* begin Data supplied *
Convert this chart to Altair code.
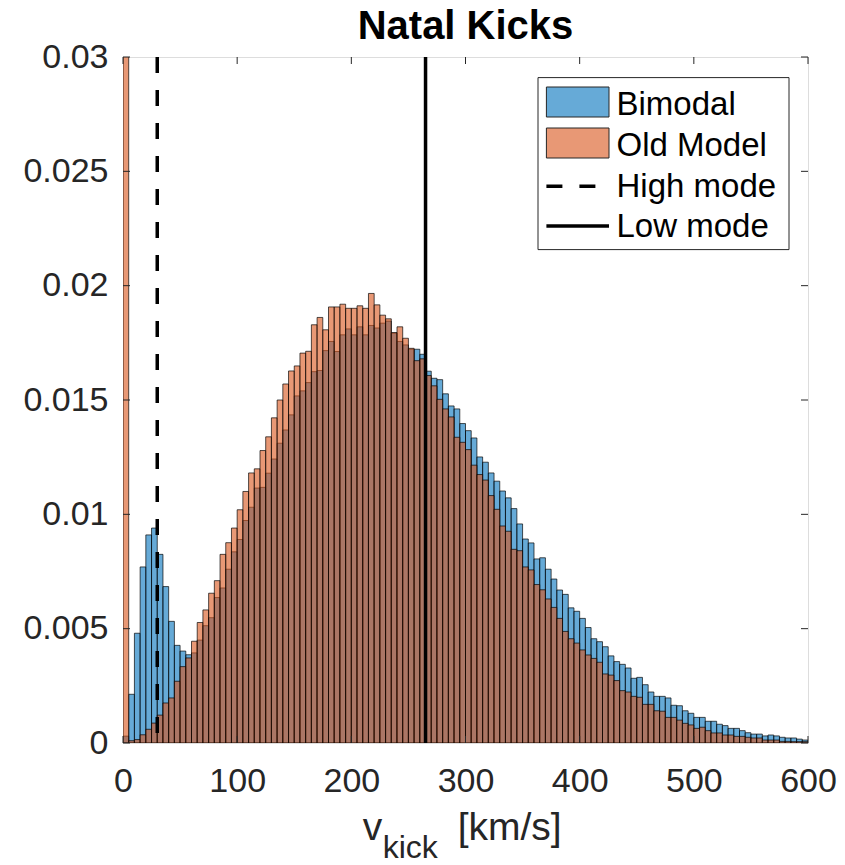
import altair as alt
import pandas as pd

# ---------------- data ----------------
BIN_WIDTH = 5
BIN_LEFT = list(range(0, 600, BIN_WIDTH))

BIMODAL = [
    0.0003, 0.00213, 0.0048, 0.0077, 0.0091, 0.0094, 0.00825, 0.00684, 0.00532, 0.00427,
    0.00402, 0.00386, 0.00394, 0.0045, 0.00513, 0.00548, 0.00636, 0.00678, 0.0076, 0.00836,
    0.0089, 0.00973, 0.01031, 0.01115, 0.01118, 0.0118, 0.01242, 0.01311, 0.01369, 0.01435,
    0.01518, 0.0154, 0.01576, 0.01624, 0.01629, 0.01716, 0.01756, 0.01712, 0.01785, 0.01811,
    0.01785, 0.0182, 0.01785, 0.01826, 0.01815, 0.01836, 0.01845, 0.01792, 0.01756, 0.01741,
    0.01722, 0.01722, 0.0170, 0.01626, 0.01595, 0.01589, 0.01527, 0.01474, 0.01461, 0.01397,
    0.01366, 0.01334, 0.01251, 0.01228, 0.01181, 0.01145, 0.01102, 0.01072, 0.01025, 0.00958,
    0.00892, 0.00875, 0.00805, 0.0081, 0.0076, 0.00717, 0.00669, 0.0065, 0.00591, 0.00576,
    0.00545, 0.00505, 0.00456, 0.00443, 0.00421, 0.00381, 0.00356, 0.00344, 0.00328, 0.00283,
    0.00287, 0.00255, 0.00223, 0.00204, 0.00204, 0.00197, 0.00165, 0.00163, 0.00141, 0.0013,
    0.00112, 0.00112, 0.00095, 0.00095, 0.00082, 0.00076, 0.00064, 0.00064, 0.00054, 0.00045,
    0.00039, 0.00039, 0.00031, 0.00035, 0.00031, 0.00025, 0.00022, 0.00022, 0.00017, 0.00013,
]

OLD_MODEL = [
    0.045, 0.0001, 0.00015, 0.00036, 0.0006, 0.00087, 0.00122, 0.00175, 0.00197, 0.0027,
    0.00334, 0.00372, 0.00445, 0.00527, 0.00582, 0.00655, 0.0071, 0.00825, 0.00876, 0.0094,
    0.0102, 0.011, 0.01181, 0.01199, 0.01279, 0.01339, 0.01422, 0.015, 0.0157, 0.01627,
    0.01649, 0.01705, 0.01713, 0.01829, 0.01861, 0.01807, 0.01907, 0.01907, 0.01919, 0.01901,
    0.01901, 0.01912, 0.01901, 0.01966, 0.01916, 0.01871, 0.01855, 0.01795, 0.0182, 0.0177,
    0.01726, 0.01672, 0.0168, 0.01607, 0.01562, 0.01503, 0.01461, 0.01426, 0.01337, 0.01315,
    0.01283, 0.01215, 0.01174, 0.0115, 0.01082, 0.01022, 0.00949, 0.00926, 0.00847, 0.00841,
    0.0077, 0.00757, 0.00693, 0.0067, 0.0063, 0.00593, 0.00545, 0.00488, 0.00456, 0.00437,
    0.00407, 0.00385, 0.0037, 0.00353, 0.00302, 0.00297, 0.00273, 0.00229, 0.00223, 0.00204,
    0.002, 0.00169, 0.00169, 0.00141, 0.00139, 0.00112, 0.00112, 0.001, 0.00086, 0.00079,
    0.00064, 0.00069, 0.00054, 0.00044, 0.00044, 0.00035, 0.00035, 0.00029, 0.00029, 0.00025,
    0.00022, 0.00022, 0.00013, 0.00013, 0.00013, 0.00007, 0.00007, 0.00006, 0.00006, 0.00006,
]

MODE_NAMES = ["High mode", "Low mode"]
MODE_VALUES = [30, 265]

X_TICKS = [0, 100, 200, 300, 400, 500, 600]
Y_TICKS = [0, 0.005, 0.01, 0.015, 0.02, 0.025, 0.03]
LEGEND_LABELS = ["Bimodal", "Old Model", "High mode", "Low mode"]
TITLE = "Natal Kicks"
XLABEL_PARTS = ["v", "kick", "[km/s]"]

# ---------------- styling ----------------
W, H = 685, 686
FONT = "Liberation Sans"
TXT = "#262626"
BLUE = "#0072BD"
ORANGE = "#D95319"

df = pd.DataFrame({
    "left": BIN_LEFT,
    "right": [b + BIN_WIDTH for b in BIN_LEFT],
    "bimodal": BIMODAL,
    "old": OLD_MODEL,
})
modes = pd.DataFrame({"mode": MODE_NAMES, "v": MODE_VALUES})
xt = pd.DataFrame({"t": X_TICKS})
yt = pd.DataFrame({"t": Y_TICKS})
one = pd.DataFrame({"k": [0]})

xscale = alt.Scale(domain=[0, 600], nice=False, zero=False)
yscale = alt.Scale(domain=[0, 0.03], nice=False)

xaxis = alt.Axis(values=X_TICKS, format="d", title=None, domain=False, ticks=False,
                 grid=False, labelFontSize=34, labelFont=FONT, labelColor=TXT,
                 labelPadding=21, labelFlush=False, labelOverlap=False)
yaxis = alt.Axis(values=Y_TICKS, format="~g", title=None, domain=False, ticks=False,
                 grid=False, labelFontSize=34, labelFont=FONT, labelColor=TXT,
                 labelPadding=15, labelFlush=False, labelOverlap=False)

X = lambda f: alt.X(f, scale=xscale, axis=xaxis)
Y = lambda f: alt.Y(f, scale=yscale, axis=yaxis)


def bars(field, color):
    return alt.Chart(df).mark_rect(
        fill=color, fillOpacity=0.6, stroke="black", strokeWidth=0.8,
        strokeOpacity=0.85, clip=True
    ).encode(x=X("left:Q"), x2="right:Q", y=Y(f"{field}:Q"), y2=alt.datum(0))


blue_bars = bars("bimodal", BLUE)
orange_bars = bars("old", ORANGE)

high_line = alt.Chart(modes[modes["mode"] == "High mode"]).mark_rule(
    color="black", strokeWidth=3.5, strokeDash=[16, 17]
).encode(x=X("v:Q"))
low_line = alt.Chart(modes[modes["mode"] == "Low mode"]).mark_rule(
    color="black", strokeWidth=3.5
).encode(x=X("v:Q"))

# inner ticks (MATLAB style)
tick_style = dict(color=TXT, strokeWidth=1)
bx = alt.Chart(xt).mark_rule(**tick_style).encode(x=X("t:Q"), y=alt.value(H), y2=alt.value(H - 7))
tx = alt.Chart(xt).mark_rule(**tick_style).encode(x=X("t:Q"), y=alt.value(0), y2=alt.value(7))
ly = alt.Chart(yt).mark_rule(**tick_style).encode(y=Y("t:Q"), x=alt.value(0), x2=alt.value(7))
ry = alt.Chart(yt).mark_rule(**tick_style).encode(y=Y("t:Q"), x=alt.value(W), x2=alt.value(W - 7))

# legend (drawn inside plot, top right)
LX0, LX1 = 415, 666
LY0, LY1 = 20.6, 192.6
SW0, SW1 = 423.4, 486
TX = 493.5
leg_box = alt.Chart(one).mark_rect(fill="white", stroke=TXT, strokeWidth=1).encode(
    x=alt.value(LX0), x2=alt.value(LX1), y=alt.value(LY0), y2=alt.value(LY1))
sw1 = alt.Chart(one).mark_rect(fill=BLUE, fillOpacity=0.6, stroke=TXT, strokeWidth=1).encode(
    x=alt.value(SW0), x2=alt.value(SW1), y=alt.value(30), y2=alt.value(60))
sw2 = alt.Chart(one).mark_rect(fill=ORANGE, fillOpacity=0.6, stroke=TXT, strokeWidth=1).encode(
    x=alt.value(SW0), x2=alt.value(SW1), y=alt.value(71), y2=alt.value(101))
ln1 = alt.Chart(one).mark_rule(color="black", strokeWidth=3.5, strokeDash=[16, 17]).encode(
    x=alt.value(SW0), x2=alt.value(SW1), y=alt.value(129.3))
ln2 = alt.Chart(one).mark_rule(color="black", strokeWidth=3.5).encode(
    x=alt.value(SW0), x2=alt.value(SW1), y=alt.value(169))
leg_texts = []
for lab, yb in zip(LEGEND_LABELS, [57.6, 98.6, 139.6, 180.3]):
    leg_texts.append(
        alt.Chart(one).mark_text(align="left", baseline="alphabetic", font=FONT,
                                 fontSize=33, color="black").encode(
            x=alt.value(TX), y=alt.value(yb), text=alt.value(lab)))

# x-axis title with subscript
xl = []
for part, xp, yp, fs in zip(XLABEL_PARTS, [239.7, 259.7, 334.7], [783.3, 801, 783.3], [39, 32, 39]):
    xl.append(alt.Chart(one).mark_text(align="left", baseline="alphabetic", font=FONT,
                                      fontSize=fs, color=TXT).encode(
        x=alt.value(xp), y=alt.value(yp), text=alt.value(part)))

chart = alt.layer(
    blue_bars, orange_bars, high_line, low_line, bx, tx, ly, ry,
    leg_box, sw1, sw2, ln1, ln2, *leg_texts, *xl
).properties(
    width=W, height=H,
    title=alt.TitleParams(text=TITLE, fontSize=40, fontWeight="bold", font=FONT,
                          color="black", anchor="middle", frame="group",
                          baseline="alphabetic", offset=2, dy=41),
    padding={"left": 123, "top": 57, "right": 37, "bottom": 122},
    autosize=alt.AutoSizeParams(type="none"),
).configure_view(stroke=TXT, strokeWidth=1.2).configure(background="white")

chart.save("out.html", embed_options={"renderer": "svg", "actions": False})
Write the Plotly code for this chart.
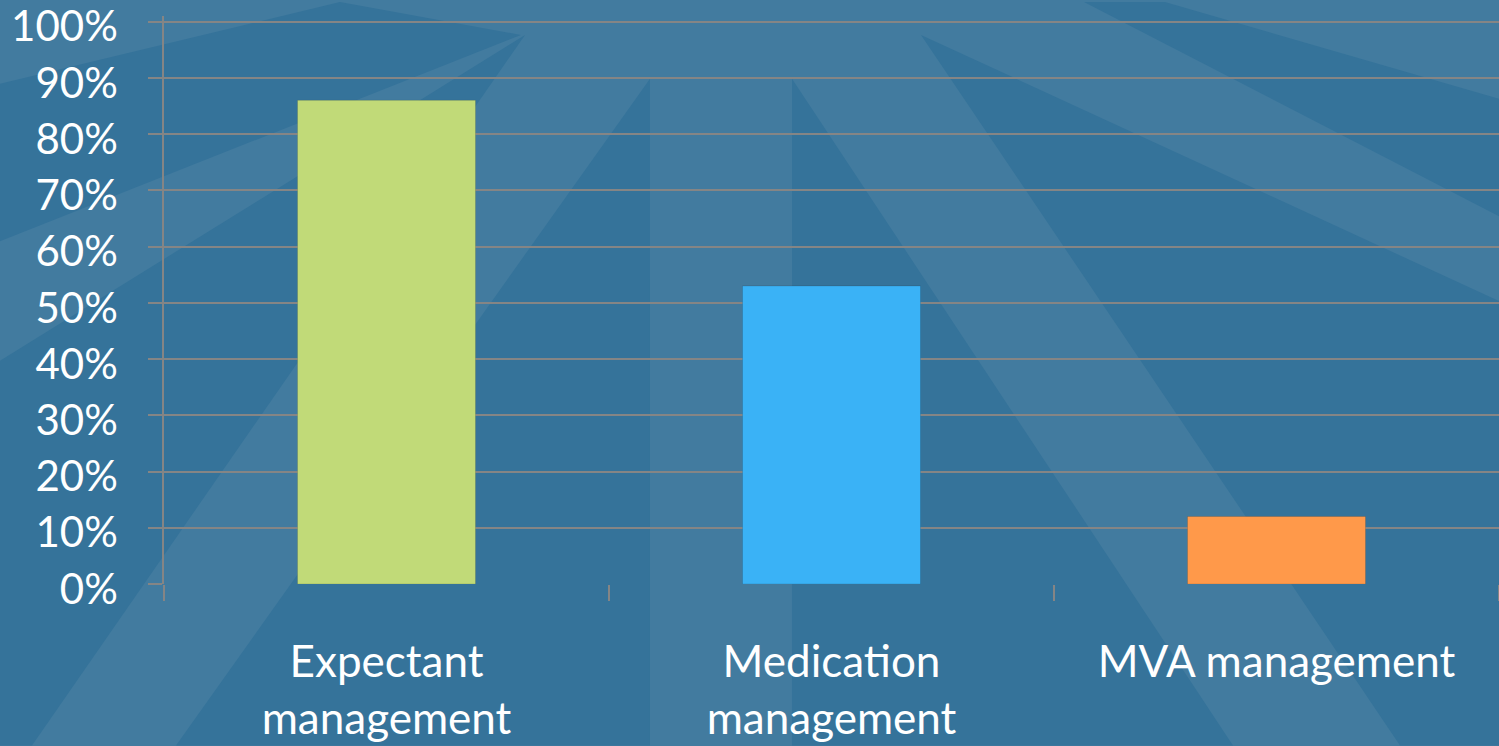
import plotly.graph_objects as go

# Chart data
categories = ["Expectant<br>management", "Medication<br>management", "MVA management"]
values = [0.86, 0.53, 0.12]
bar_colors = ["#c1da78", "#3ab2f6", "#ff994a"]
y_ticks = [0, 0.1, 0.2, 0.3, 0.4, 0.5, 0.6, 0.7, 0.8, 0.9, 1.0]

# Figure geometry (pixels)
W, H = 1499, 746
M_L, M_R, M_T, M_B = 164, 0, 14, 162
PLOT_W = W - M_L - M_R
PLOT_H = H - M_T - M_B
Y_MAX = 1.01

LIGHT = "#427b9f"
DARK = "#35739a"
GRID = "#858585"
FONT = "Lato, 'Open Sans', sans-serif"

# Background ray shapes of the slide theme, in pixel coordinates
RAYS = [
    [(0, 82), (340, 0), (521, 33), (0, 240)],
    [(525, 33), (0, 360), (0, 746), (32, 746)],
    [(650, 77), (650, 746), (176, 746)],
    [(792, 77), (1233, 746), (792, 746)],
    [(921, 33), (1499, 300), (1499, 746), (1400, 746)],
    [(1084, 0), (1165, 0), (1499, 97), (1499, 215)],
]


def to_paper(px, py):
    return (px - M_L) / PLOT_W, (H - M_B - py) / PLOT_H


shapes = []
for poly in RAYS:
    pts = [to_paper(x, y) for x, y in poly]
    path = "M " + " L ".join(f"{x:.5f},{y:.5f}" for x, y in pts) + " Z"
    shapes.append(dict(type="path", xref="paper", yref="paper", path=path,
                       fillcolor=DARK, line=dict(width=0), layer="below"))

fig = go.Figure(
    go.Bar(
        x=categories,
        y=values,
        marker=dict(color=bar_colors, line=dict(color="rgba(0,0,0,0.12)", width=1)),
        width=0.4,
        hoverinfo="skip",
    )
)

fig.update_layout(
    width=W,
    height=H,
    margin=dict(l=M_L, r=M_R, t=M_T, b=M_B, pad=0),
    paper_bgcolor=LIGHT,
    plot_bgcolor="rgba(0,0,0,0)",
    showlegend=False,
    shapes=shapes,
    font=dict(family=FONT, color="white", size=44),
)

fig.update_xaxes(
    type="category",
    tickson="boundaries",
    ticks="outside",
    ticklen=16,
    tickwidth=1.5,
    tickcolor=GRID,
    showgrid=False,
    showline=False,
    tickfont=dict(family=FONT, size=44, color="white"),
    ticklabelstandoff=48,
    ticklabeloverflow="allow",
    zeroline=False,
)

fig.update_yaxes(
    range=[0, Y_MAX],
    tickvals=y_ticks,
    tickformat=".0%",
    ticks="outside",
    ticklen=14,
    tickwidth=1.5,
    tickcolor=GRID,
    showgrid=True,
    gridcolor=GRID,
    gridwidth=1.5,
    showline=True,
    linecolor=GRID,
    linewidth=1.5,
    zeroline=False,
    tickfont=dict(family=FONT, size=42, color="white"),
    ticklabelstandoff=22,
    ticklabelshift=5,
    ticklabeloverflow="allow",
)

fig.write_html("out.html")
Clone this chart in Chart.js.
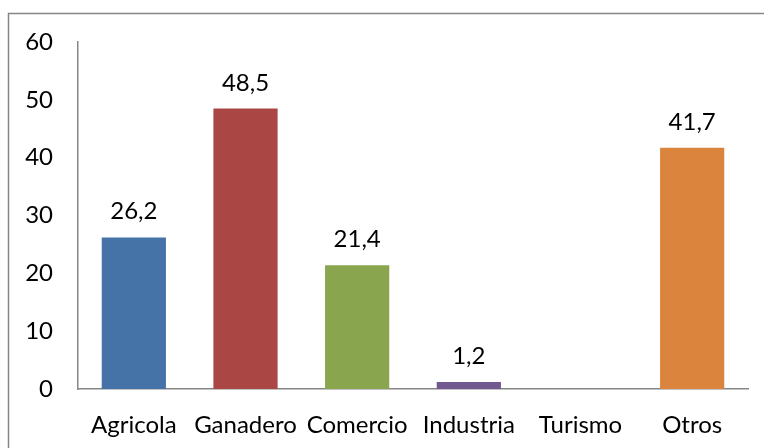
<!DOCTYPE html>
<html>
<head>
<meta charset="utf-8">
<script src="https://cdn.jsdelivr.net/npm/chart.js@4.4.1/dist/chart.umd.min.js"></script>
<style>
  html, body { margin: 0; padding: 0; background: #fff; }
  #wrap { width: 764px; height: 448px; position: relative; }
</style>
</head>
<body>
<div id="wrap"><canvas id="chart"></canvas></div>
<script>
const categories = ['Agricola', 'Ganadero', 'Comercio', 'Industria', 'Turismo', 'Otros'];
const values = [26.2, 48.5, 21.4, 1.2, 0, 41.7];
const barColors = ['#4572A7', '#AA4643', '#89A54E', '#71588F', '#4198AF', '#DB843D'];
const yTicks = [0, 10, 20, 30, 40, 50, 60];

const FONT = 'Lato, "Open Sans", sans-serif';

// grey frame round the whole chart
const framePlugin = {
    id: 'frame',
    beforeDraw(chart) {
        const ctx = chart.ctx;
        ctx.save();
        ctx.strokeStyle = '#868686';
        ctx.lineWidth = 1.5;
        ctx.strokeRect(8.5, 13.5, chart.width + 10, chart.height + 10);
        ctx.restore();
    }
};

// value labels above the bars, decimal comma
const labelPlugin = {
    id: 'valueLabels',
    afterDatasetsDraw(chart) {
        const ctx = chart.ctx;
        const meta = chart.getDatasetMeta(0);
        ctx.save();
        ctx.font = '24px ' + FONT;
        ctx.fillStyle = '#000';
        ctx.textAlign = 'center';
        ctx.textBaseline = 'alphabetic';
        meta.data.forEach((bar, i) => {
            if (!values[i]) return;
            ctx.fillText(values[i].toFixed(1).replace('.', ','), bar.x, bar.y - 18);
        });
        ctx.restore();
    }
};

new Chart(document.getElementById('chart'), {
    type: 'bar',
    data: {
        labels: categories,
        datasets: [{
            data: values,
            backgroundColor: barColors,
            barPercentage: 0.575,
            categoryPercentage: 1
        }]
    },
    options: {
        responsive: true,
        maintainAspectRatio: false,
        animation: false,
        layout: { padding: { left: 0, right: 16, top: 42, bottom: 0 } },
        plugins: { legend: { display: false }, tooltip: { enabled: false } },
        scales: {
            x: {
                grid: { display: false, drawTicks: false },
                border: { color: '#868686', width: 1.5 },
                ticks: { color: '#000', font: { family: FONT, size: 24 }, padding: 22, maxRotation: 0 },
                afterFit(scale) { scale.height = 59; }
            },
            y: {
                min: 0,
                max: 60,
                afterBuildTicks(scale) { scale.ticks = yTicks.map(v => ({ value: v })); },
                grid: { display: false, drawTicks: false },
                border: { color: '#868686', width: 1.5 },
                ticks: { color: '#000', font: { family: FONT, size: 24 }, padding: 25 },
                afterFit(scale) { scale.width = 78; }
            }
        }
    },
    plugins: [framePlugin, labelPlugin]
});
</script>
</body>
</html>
* end Data supplied *
The exercise: Drop the images and output only the lines from the one that contains "Clone this chart in Chart.js." to the one that contains "const yTicks = [0, 10, 20, 30, 40, 50, 60];", both included.

Response to the task:
Clone this chart in Chart.js.
<!DOCTYPE html>
<html>
<head>
<meta charset="utf-8">
<script src="https://cdn.jsdelivr.net/npm/chart.js@4.4.1/dist/chart.umd.min.js"></script>
<style>
  html, body { margin: 0; padding: 0; background: #fff; }
  #wrap { width: 764px; height: 448px; position: relative; }
</style>
</head>
<body>
<div id="wrap"><canvas id="chart"></canvas></div>
<script>
const categories = ['Agricola', 'Ganadero', 'Comercio', 'Industria', 'Turismo', 'Otros'];
const values = [26.2, 48.5, 21.4, 1.2, 0, 41.7];
const barColors = ['#4572A7', '#AA4643', '#89A54E', '#71588F', '#4198AF', '#DB843D'];
const yTicks = [0, 10, 20, 30, 40, 50, 60];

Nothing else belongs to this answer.